## DIRECTIONS FOR THIS TASK
Reproduce the full listing below unchanged, apart from the pictures.
====================
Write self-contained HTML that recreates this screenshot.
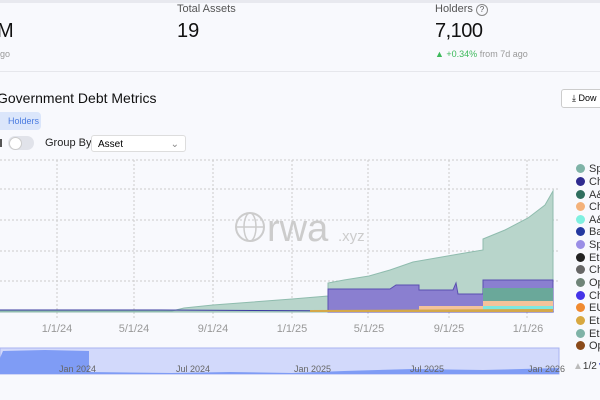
<!DOCTYPE html>
<html><head><style>
body{margin:0;width:600px;height:400px;overflow:hidden;background:#f8f9fd;font-family:"Liberation Sans",sans-serif;position:relative}
.a{position:absolute;white-space:nowrap}
.lg{position:absolute;left:576px;font-size:11px;color:#333;white-space:nowrap}
.lg i{display:inline-block;width:9px;height:9px;border-radius:50%;vertical-align:-1px;margin-right:4px}
</style></head><body>
<div class="a" style="left:0;top:0;width:600px;height:3px;background:#e8e9ef"></div>
<div class="a" style="left:177px;top:3px;font-size:11px;color:#555">Total Assets</div>
<div class="a" style="left:-3px;top:20px;font-size:20px;color:#111">M</div>
<div class="a" style="left:177px;top:20px;font-size:20px;color:#111">19</div>
<div class="a" style="left:435px;top:3px;font-size:11px;color:#555">Holders <span style="display:inline-block;width:10px;height:10px;border:1px solid #888;border-radius:50%;font-size:8px;text-align:center;line-height:10px">?</span></div>
<div class="a" style="left:435px;top:20px;font-size:20px;color:#111;letter-spacing:-0.5px">7,100</div>
<div class="a" style="left:0;top:49px;font-size:9px;color:#999">go</div>
<div class="a" style="left:435px;top:49px;font-size:9px;color:#999"><span style="color:#3cb95a">▲ +0.34%</span> from 7d ago</div>
<div class="a" style="left:0;top:71px;width:600px;height:1px;background:#e6e7ec"></div>
<div class="a" style="left:-3px;top:90px;font-size:14px;color:#111">Government Debt Metrics</div>
<div class="a" style="left:561px;top:89px;width:50px;height:17px;border:1px solid #ccc;border-radius:3px;background:#fff;font-size:9px;line-height:17px;padding-left:10px">⤓ Dow</div>
<div class="a" style="left:-4px;top:112px;width:43px;height:18px;background:#dbe6fb;border-radius:4px;font-size:9px;color:#4a7be0;line-height:18px;text-align:right;padding-right:2px">Holders</div>
<div class="a" style="left:0;top:139px;width:2px;height:8px;background:#555"></div>
<div class="a" style="left:8px;top:136px;width:26px;height:14px;background:#e1e3ea;border-radius:7px"></div>
<div class="a" style="left:9px;top:137px;width:11px;height:11px;background:#fff;border-radius:50%;border:1px solid #ccc"></div>
<div class="a" style="left:45px;top:137px;font-size:11px;color:#222">Group By</div>
<div class="a" style="left:91px;top:135px;width:95px;height:17px;border:1px solid #ddd;border-radius:3px;background:#fff;font-size:10px;line-height:17px;padding-left:6px;box-sizing:border-box">Asset<span style="position:absolute;right:6px;color:#888">⌄</span></div>
<svg class="a" style="left:0;top:0" width="600" height="400">
<g stroke="#ccc" stroke-dasharray="2,2" fill="none">
<line x1="0" y1="160" x2="558" y2="160"/><line x1="0" y1="189" x2="558" y2="189"/><line x1="0" y1="220" x2="558" y2="220"/><line x1="0" y1="251" x2="558" y2="251"/><line x1="0" y1="281" x2="558" y2="281"/>
<line x1="57" y1="160" x2="57" y2="318"/><line x1="134" y1="160" x2="134" y2="318"/><line x1="213" y1="160" x2="213" y2="318"/><line x1="292" y1="160" x2="292" y2="318"/><line x1="368" y1="160" x2="368" y2="318"/><line x1="449" y1="160" x2="449" y2="318"/><line x1="527" y1="160" x2="527" y2="318"/>
</g>
<line x1="0" y1="312" x2="554" y2="312" stroke="#bbb"/>
<circle cx="250" cy="227" r="14" fill="none" stroke="#ccc" stroke-width="2"/>
<ellipse cx="250" cy="227" rx="6" ry="14" fill="none" stroke="#ccc" stroke-width="1.5"/>
<line x1="236" y1="227" x2="264" y2="227" stroke="#ccc" stroke-width="1.5"/>
<text x="267" y="241" font-size="38" fill="#ccc" font-family="Liberation Sans">rwa</text><text x="338" y="241" font-size="15" fill="#ccc">.xyz</text>
<path d="M0,311 L172,311 L184,308 L213,305 L253,302 L292,299 L328,296 L328,283 L344,280 L369,276 L390,270 L413,262 L436,258 L459,254 L483,250 L483,239 L505,230 L528,218 L545,205 L553,191 L553,312 L0,312Z" fill="#b8d5cb" stroke="#8fbcae"/>
<path d="M328,296 L328,289 L390,289 L396,285 L419,285 L419,290 L453,290 L456,283 L458,294 L483,294 L483,280 L553,280 L553,312 L328,312Z" fill="#8a7fd0" stroke="#5a4fb0"/>
<path d="M483,288 L553,288 L553,312 L483,312Z" fill="#6aa89a"/>
<path d="M419,306 L483,306 L483,301 L553,301 L553,312 L419,312Z" fill="#f4c39a"/>
<path d="M483,306 L553,306 L553,310 L483,310Z" fill="#7ee8e0"/>
<path d="M0,310 L161,310 L367,311" stroke="#3a3aa0" fill="none"/>
<path d="M310,312 L310,310 L553,309 L553,312Z" fill="#d4a84a"/>
<g font-size="11" fill="#999" text-anchor="middle"><text x="57" y="332">1/1/24</text><text x="134" y="332">5/1/24</text><text x="213" y="332">9/1/24</text><text x="292" y="332">1/1/25</text><text x="369" y="332">5/1/25</text><text x="449" y="332">9/1/25</text><text x="528" y="332">1/1/26</text></g>
<rect x="0" y="348" width="559" height="26" fill="#d2d9fb" stroke="#a9b4f0"/>
<path d="M0,374 L0,358 L3,351 L45,350 L89,351 L89,372 L172,373 L230,372 L292,373 L344,371 L413,369 L483,370 L559,368 L559,374Z" fill="#7f9cf5"/>
<g font-size="9" fill="#666"><text x="59" y="372">Jan 2024</text><text x="176" y="372">Jul 2024</text><text x="294" y="372">Jan 2025</text><text x="410" y="372">Jul 2025</text><text x="528" y="372">Jan 2026</text></g>
<text x="573" y="369" font-size="10" fill="#333"><tspan fill="#bbb">▲</tspan>1/2<tspan fill="#2233cc">▼</tspan></text>
</svg>
<div class="lg" style="top:163px"><i style="background:#7fb3a7"></i>Sp</div>
<div class="lg" style="top:176px"><i style="background:#2e2a8f"></i>Ch</div>
<div class="lg" style="top:189px"><i style="background:#2f6e5e"></i>A&amp;</div>
<div class="lg" style="top:201px"><i style="background:#f4b27a"></i>Ch</div>
<div class="lg" style="top:214px"><i style="background:#7ff0e0"></i>A&amp;</div>
<div class="lg" style="top:226px"><i style="background:#23389f"></i>Ba</div>
<div class="lg" style="top:239px"><i style="background:#9a8ee6"></i>Sp</div>
<div class="lg" style="top:252px"><i style="background:#222"></i>Eth</div>
<div class="lg" style="top:264px"><i style="background:#666"></i>Ch</div>
<div class="lg" style="top:277px"><i style="background:#6f8478"></i>Op</div>
<div class="lg" style="top:290px"><i style="background:#4433e8"></i>Ch</div>
<div class="lg" style="top:302px"><i style="background:#f08a30"></i>EU</div>
<div class="lg" style="top:315px"><i style="background:#d8a840"></i>Eth</div>
<div class="lg" style="top:328px"><i style="background:#7fb3a7"></i>Eth</div>
<div class="lg" style="top:340px"><i style="background:#8a4a1a"></i>Op</div>
</body></html>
====================
## FINISHED TASK
Write self-contained HTML that recreates this screenshot.
<!DOCTYPE html>
<html><head><style>
body{margin:0;width:600px;height:400px;overflow:hidden;background:#f8f9fd;font-family:"Liberation Sans",sans-serif;position:relative}
.a{position:absolute;white-space:nowrap}
.lg{position:absolute;left:576px;font-size:11px;color:#333;white-space:nowrap}
.lg i{display:inline-block;width:9px;height:9px;border-radius:50%;vertical-align:-1px;margin-right:4px}
</style></head><body>
<div class="a" style="left:0;top:0;width:600px;height:3px;background:#e8e9ef"></div>
<div class="a" style="left:177px;top:3px;font-size:11px;color:#555">Total Assets</div>
<div class="a" style="left:-3px;top:20px;font-size:20px;color:#111">M</div>
<div class="a" style="left:177px;top:20px;font-size:20px;color:#111">19</div>
<div class="a" style="left:435px;top:3px;font-size:11px;color:#555">Holders <span style="display:inline-block;width:10px;height:10px;border:1px solid #888;border-radius:50%;font-size:8px;text-align:center;line-height:10px">?</span></div>
<div class="a" style="left:435px;top:20px;font-size:20px;color:#111;letter-spacing:-0.5px">7,100</div>
<div class="a" style="left:0;top:49px;font-size:9px;color:#999">go</div>
<div class="a" style="left:435px;top:49px;font-size:9px;color:#999"><span style="color:#3cb95a">▲ +0.34%</span> from 7d ago</div>
<div class="a" style="left:0;top:71px;width:600px;height:1px;background:#e6e7ec"></div>
<div class="a" style="left:-3px;top:90px;font-size:14px;color:#111">Government Debt Metrics</div>
<div class="a" style="left:561px;top:89px;width:50px;height:17px;border:1px solid #ccc;border-radius:3px;background:#fff;font-size:9px;line-height:17px;padding-left:10px">⤓ Dow</div>
<div class="a" style="left:-4px;top:112px;width:43px;height:18px;background:#dbe6fb;border-radius:4px;font-size:9px;color:#4a7be0;line-height:18px;text-align:right;padding-right:2px">Holders</div>
<div class="a" style="left:0;top:139px;width:2px;height:8px;background:#555"></div>
<div class="a" style="left:8px;top:136px;width:26px;height:14px;background:#e1e3ea;border-radius:7px"></div>
<div class="a" style="left:9px;top:137px;width:11px;height:11px;background:#fff;border-radius:50%;border:1px solid #ccc"></div>
<div class="a" style="left:45px;top:137px;font-size:11px;color:#222">Group By</div>
<div class="a" style="left:91px;top:135px;width:95px;height:17px;border:1px solid #ddd;border-radius:3px;background:#fff;font-size:10px;line-height:17px;padding-left:6px;box-sizing:border-box">Asset<span style="position:absolute;right:6px;color:#888">⌄</span></div>
<svg class="a" style="left:0;top:0" width="600" height="400">
<g stroke="#ccc" stroke-dasharray="2,2" fill="none">
<line x1="0" y1="160" x2="558" y2="160"/><line x1="0" y1="189" x2="558" y2="189"/><line x1="0" y1="220" x2="558" y2="220"/><line x1="0" y1="251" x2="558" y2="251"/><line x1="0" y1="281" x2="558" y2="281"/>
<line x1="57" y1="160" x2="57" y2="318"/><line x1="134" y1="160" x2="134" y2="318"/><line x1="213" y1="160" x2="213" y2="318"/><line x1="292" y1="160" x2="292" y2="318"/><line x1="368" y1="160" x2="368" y2="318"/><line x1="449" y1="160" x2="449" y2="318"/><line x1="527" y1="160" x2="527" y2="318"/>
</g>
<line x1="0" y1="312" x2="554" y2="312" stroke="#bbb"/>
<circle cx="250" cy="227" r="14" fill="none" stroke="#ccc" stroke-width="2"/>
<ellipse cx="250" cy="227" rx="6" ry="14" fill="none" stroke="#ccc" stroke-width="1.5"/>
<line x1="236" y1="227" x2="264" y2="227" stroke="#ccc" stroke-width="1.5"/>
<text x="267" y="241" font-size="38" fill="#ccc" font-family="Liberation Sans">rwa</text><text x="338" y="241" font-size="15" fill="#ccc">.xyz</text>
<path d="M0,311 L172,311 L184,308 L213,305 L253,302 L292,299 L328,296 L328,283 L344,280 L369,276 L390,270 L413,262 L436,258 L459,254 L483,250 L483,239 L505,230 L528,218 L545,205 L553,191 L553,312 L0,312Z" fill="#b8d5cb" stroke="#8fbcae"/>
<path d="M328,296 L328,289 L390,289 L396,285 L419,285 L419,290 L453,290 L456,283 L458,294 L483,294 L483,280 L553,280 L553,312 L328,312Z" fill="#8a7fd0" stroke="#5a4fb0"/>
<path d="M483,288 L553,288 L553,312 L483,312Z" fill="#6aa89a"/>
<path d="M419,306 L483,306 L483,301 L553,301 L553,312 L419,312Z" fill="#f4c39a"/>
<path d="M483,306 L553,306 L553,310 L483,310Z" fill="#7ee8e0"/>
<path d="M0,310 L161,310 L367,311" stroke="#3a3aa0" fill="none"/>
<path d="M310,312 L310,310 L553,309 L553,312Z" fill="#d4a84a"/>
<g font-size="11" fill="#999" text-anchor="middle"><text x="57" y="332">1/1/24</text><text x="134" y="332">5/1/24</text><text x="213" y="332">9/1/24</text><text x="292" y="332">1/1/25</text><text x="369" y="332">5/1/25</text><text x="449" y="332">9/1/25</text><text x="528" y="332">1/1/26</text></g>
<rect x="0" y="348" width="559" height="26" fill="#d2d9fb" stroke="#a9b4f0"/>
<path d="M0,374 L0,358 L3,351 L45,350 L89,351 L89,372 L172,373 L230,372 L292,373 L344,371 L413,369 L483,370 L559,368 L559,374Z" fill="#7f9cf5"/>
<g font-size="9" fill="#666"><text x="59" y="372">Jan 2024</text><text x="176" y="372">Jul 2024</text><text x="294" y="372">Jan 2025</text><text x="410" y="372">Jul 2025</text><text x="528" y="372">Jan 2026</text></g>
<text x="573" y="369" font-size="10" fill="#333"><tspan fill="#bbb">▲</tspan>1/2<tspan fill="#2233cc">▼</tspan></text>
</svg>
<div class="lg" style="top:163px"><i style="background:#7fb3a7"></i>Sp</div>
<div class="lg" style="top:176px"><i style="background:#2e2a8f"></i>Ch</div>
<div class="lg" style="top:189px"><i style="background:#2f6e5e"></i>A&amp;</div>
<div class="lg" style="top:201px"><i style="background:#f4b27a"></i>Ch</div>
<div class="lg" style="top:214px"><i style="background:#7ff0e0"></i>A&amp;</div>
<div class="lg" style="top:226px"><i style="background:#23389f"></i>Ba</div>
<div class="lg" style="top:239px"><i style="background:#9a8ee6"></i>Sp</div>
<div class="lg" style="top:252px"><i style="background:#222"></i>Eth</div>
<div class="lg" style="top:264px"><i style="background:#666"></i>Ch</div>
<div class="lg" style="top:277px"><i style="background:#6f8478"></i>Op</div>
<div class="lg" style="top:290px"><i style="background:#4433e8"></i>Ch</div>
<div class="lg" style="top:302px"><i style="background:#f08a30"></i>EU</div>
<div class="lg" style="top:315px"><i style="background:#d8a840"></i>Eth</div>
<div class="lg" style="top:328px"><i style="background:#7fb3a7"></i>Eth</div>
<div class="lg" style="top:340px"><i style="background:#8a4a1a"></i>Op</div>
</body></html>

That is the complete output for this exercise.